Es bleibt zu fragen, ob eine Pflichtversicherung für alle nicht sogar verfassungswidrig wäre. Denn Eingriffe des Staates sind nur dann zulässig, wenn das Ziel nicht auch mit weniger rigiden Maßnahmen zu erreichen ist. Doch genau diese Alternative bietet sich ja in Form der Kopfpauschale, wie die Kommission erklärt hat. Damit sollte die Entscheidung aus juristischer Sicht klar sein. Einen Spielraum für die Politik kann ich bei der Grundsatzfrage nicht erkennen, nur bei den Details! Eine Kopfpauschale müsste nicht einmal das Ende der solidarischen Finanzierung sein, denn auch die Arbeitgeber könnten einen Teil der Pauschale übernehmen. Die Fehlanreize für die Beschäftigung entstehen ja nicht durch den finanziellen Beitrag der Arbeitgeber an sich, sondern durch die unsägliche prozentuale Kopplung.

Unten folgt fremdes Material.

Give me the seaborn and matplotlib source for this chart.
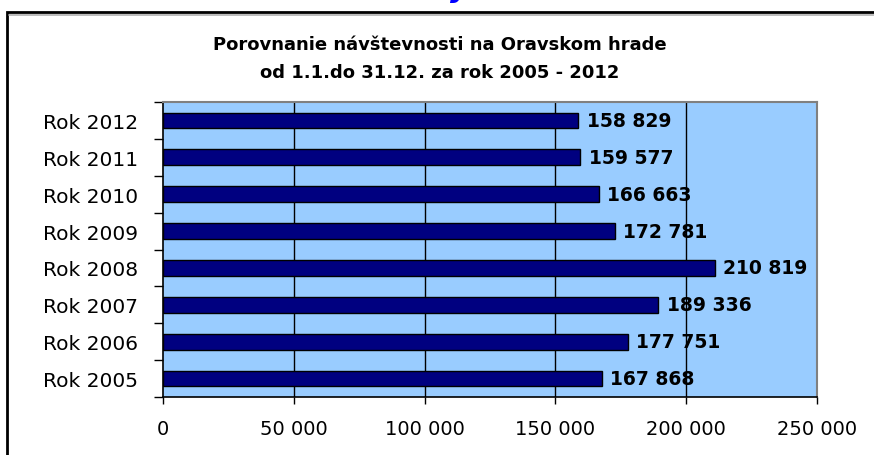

Doch so sinnvoll die Kopfpauschale sein mag, sogar die Vertreter der Opposition wollten sie auf dem weißen Sofa bei der jüngsten Interpharm nur langfristig als Zukunftsmodell anstreben. Daher habe ich leider wenig Hoffnung, dass die derzeitige Regierung den Mut für diesen längst überfälligen Schritt aufbringt. Bei der umgekehrten Entscheidung dürfte allerdings das Bundesverfassungsgericht ein Wörtchen mitzureden haben!